AS the country prepares for the 15th General Election, we can expect intense electioneering to take place. We can also expect the parties taking part to have in their manifesto plans to ensure the nation’s future development and stability.

But for future stability to be assured, it is necessary to go back to the past to understand the history of the country, and for it to serve as a guide, especially for the younger generation of voters. This means history that is based on the records and documents of that period.

Chapter one of our independence starts with what was agreed upon in the formulation of the country’s Constitution by all stake players. This group comprising royalty, officials and politicians negotiated for many months on the principles that were needed to ensure an independent, united, free and democratic Malaya.

The 1957 Constitution that resulted can be said to be a truly consensual product of agreement by all parties and racial and religious communities. Besides the members of the Reid Constitutional Commission, key stake players included the Malay Rulers, political parties in the Alliance and Opposition, political leaders such as Tunku Abdul Rahman, Tun Abdul Razak, Tun Tan Cheng Lock and Tun V.T. Sambanthan, and business, socio-cultural and religious leaders and organisations.

In all, the Commission received 131 memoranda from organisations and individuals, and conducted 31 public meetings throughout the country. This was in addition to the 118 meetings that the Commission held in Malaya, many with officials and politicians providing evidence.

One feature of the Reid Commission work relates to Article 153. The relevant section of the Commission report relating to the special position of the Malays is reproduced here:

163. “Our terms of reference require that provision should be made in the Constitution for the ‘safeguarding of the special position of the Malays and the legitimate interests of other communities’. In addition, we are asked to provide ‘for a common nationality for the whole of the Federation and to ensure that the Constitution shall guarantee a democratic form of government’. In considering these requirements, it seemed to us that a common nationality was the basis upon which a unified Malayan nation was to be created, and that under a democratic form of government, it was inherent that all the citizens of Malaya, irrespective of race, creed or culture should enjoy certain fundamental rights, including equality before the law.

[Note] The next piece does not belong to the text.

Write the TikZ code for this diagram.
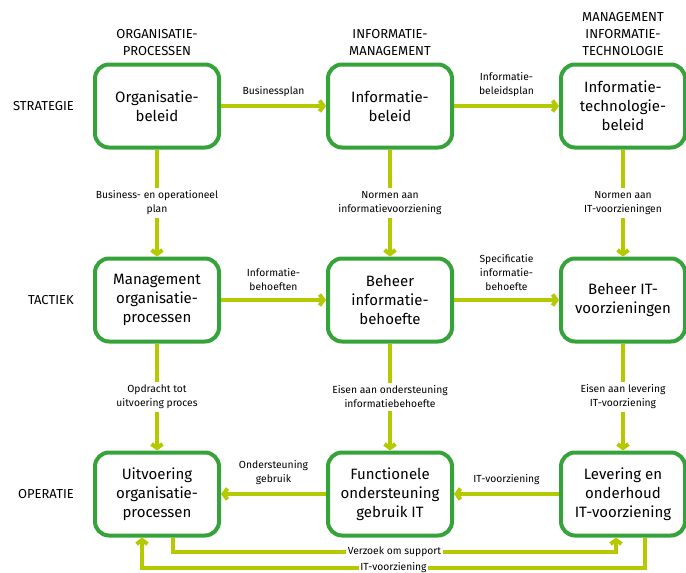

“We found it difficult, therefore, to reconcile the terms of reference if the protection of the special position of the Malays signified the granting of special privileges permanently to one community only and not to the others. The difficulty of giving one community a permanent advantage over the others was realised by the Alliance Party, representatives of which, led by the chief minister, submitted that – ‘in an independent Malaya, all nationals should be accorded equal rights, privileges and opportunities and there must not be discrimination on grounds of race and creed ...”

The same view was expressed by their Highnesses in their memorandum, in which they said that they “look forward to a time not too remote when it will become possible to eliminate Communalism as a force in the political and economic life of the country”.

164. “When we came to determine what is ‘the special position of the Malays’, we found that as a result of the original treaties with the Malay States, reaffirmed from time to time, the special position of the Malays has always been recognised. This recognition was continued by the provisions of clause 19(1)(d) of the Federation Agreement 1948, which made the High Commissioner responsible for safeguarding the special position of the Malays and the legitimate interests of other communities. We found that there are now four matters with regard to which the special position of the Malays is recognised and safeguarded.” (See Colonial Office, Report of the Federation of Malaya Constitutional Commission 1957, London, Her Majesty’s Stationery Office, Colonial 330.)

There are at least three key points that need examination with regard to Article 153. The first relates to the use of the word “special position”. There is no mention in the provision itself or in the entire constitutional text of “special rights” or “special privilege” or the use of other terminology.

Secondly, the detailing of the key areas of redress and the scope, and extent necessary to alleviate deficiencies in the Malay position as well as the specification of the “legitimate interests of other communities” were deliberate and intended to ensure that a just and fair balance would be the outcome, and abuses of the provision would be minimised. From this we can deduce that not only was it the clear intent to ensure that there was only to be one class of citizenship or nationality – that is, one common Malayan nationality – but also that the rights attached to citizenship were to be strictly and impartially managed and administered according to the rule of law and the principles of equality.

The third point relates to the omission of a time frame for the provision. Despite this omission, it is clear that all the agreeing parties involved in approving it intended that the special position provision be reviewed.

Besides its work on Article 153, the Commission report – a 110 page document – deals with an entire range of issues that are just as salient to the nation’s well-being and development today as in the past.

Fundamental rights, Parliament, the Election Commission, constituency delineation, the judiciary, Division of Legislative and Executive powers, the public services, Islam as a state religion – these and more that went on to make up our national being were deliberated upon before being put in place to ensure a free, just and equal country for all our people.

Aspiring candidates for state and federal seats for the coming election should read the Reid Commission report carefully to ensure that their electoral messages are in harmony with our Constitution.